You are an employee at a nice paper mill and want to impress the boss by burning the midnight oil (but not too close to the wood pulp). For four consecutive weeks, you work forty-five, forty-two, thirty-nine, and thirty-one hours. If you are a non-exempt employee covered by the Fair Labor Standards Act, how many hours of overtime pay, if any, would you be entitled to? What would be the rate?

Submitted: 5 years ago.
Category: Employment Law
Expert:  Board Certified Attorney Arcadier replied 5 years ago.
Board Certified Attorney: In your example, you are entitled to 7 hours of overtime paid at one and a half times your regular rate.
JACUSTOMER-dr97yxqq: I need 200 words in response to this.
Board Certified Attorney: The FlSA requires employers to pay one and a half times the hourly rate for each and every hour the employee works in a work week. The calculations are done on a weekly tolling which means that you cant use hours from one week to off set a prior week. It also does not matter that the employee volunteered to work this time, and it does not matter even if employer did not specifically authorize the time. Under the FLSA if the employee provides a benefit to the employer and the employee works more than 40 hours in a week and it is a non exempt employee, then employee must be paid for overtime at one and a half times his or her normal rate.
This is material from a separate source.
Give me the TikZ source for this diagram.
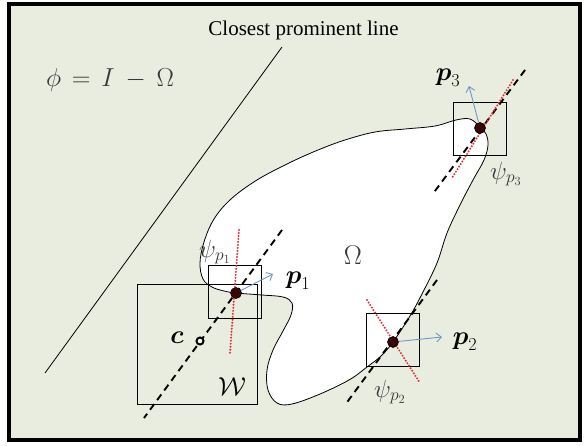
\RequirePackage{fix-cm}
\documentclass[tikz,border=0pt]{standalone}
\usepackage{amsmath}
\usepackage{fontspec}
\newfontfamily\titlefont{Liberation Serif}
\usetikzlibrary{arrows.meta}

\begin{document}
\begin{tikzpicture}[x=1pt,y=-1pt,
  finestra/.style={draw=black, line width=0.9pt, minimum size=53pt, inner sep=0pt},
  punto/.style={circle, draw=black, fill=puntoScuro, line width=0.6pt, minimum size=11pt, inner sep=0pt},
  centro/.style={circle, draw=black, fill=white, line width=2pt, minimum size=7pt, inner sep=0pt},
  tratteggio/.style={line width=1.9pt, dash pattern=on 7pt off 5pt},
  puntini/.style={draw=rossoPunti, line width=2.2pt, line cap=round, dash pattern=on 0pt off 3pt},
  normale/.style={draw=bluFreccia, line width=0.9pt, -{Straight Barb[length=5pt,width=9pt]}},
  etichetta/.style={font=\fontsize{25}{29}\selectfont, inner sep=0pt}]

% Colori
\definecolor{sfondo}{HTML}{E9EDDF}
\definecolor{rossoPunti}{HTML}{E0303C}
\definecolor{bluFreccia}{HTML}{6F96C8}
\definecolor{grigioTesto}{HTML}{383838}
\definecolor{puntoScuro}{HTML}{3A0505}

% Cornice
\useasboundingbox (0,0) rectangle (584,445);
\draw[line width=3.5pt, fill=sfondo] (9,4) rectangle (580,440);

% Titolo
\node[font=\titlefont\fontsize{21}{24}\selectfont, anchor=base, inner sep=0pt] (titolo) at (303.5,35) {Closest prominent line};

% Linea prominente piu' vicina
\coordinate (lineaA) at (282,47);
\coordinate (lineaB) at (45,373);
\draw[line width=0.8pt] (lineaA) -- (lineaB);

% Formula
\node[etichetta, text=grigioTesto, font=\fontsize{26}{30}\selectfont] (formula) at (110,80) {$\phi\mkern7.5mu{=}\mkern7.5mu I\mkern7.5mu{-}\mkern7.5mu\Omega$};

% Regione Omega
\draw[line width=0.8pt, fill=white] plot[smooth cycle, tension=0.6] coordinates {
  (236,293) (262,295) (283,297) (292,303) (291,315) (283,331) (273,350)
  (267,370) (268,390) (277,403) (292,404) (320,394) (349,380) (367,367)
  (381,356) (393,342) (410,316) (423,292) (437,263) (447,233) (460,205)
  (473,180) (484,160) (488,145) (486,134) (480,127) (470,119) (456,120)
  (435,126) (405,129) (375,132) (345,140) (318,150) (289,163) (257,180)
  (231,199) (214,219) (204,242) (200,263) (203,279) (212,287) (224,291)};

% Finestre
\node[finestra, minimum size=120pt] (W) at (197,344) {};
\node[finestra] (w1) at (235,292) {};
\node[finestra] (w2) at (393,339.5) {};
\node[finestra] (w3) at (480,128.5) {};

% Linee tratteggiate
\coordinate (d1a) at (282,230);
\coordinate (d1b) at (144,418);
\coordinate (d2a) at (437,280);
\coordinate (d2b) at (345,405);
\coordinate (d3a) at (525,70);
\coordinate (d3b) at (432,195);
\draw[tratteggio] (d1a) -- (d1b);
\draw[tratteggio] (d2a) -- (d2b);
\draw[tratteggio] (d3a) -- (d3b);

% Etichette psi
\node[etichetta, text=grigioTesto] (psi1) at (215,252) {$\psi_{p_1}$};
\node[etichetta, text=grigioTesto] (psi2) at (390,392) {$\psi_{p_2}$};
\node[etichetta, text=grigioTesto] (psi3) at (506,174) {$\psi_{p_3}$};

% Linee rosse
\coordinate (r1a) at (239,230);
\coordinate (r1b) at (230,353);
\coordinate (r2a) at (367,300);
\coordinate (r2b) at (420,383);
\coordinate (r3a) at (513,80);
\coordinate (r3b) at (452,178);
\draw[puntini] (r1a) -- (r1b);
\draw[puntini] (r2a) -- (r2b);
\draw[puntini] (r3a) -- (r3b);

% Punti
\node[punto] (p1) at (236,293) {};
\node[punto] (p2) at (393,342) {};
\node[punto] (p3) at (480,128) {};
\node[centro] (c) at (200,341) {};

% Normali
\coordinate (n1) at (273,274);
\coordinate (n2) at (442,337);
\coordinate (n3) at (469,86);
\draw[normale] (p1) -- (n1);
\draw[normale] (p2) -- (n2);
\draw[normale] (p3) -- (n3);

% Etichette
\node[etichetta, font=\fontsize{26}{30}\selectfont] (lp1) at (298,281) {$\boldsymbol{p}_1$};
\node[etichetta, font=\fontsize{26}{30}\selectfont] (lp2) at (465,342) {$\boldsymbol{p}_2$};
\node[etichetta, font=\fontsize{26}{30}\selectfont] (lp3) at (448,78) {$\boldsymbol{p}_3$};
\node[etichetta, font=\fontsize{26}{30}\selectfont] (lc) at (177,338) {$\boldsymbol{c}$};
\node[etichetta, text=grigioTesto, font=\fontsize{27}{31}\selectfont] (omega) at (353,255) {$\Omega$};
\node[etichetta, font=\fontsize{26}{30}\selectfont] (lW) at (232,387) {$\mathcal{W}$};

\end{tikzpicture}
\end{document}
The rate of pay, though it may seem straight forward, is often complex to calculate specially if the non exempt employee is a salaried employee. If employee is paid by the hour, then the calculation is simple, it is simply 1.5 times his or her hourly rate. On the other hand, if the employee is salaried, an hourly rate needs to be calculated. Courts are split on how to calculate this rate. Some take the salary and divide by 40, others use the entire amount of the work week worked and divide it by the weekly pay. Also, some courts only add half time to hours worked over 40 figuring that the salary is made to compensate employee for all time worked. In this view, the employee would only get an additional half time the hourly rate for each and every hour over 40.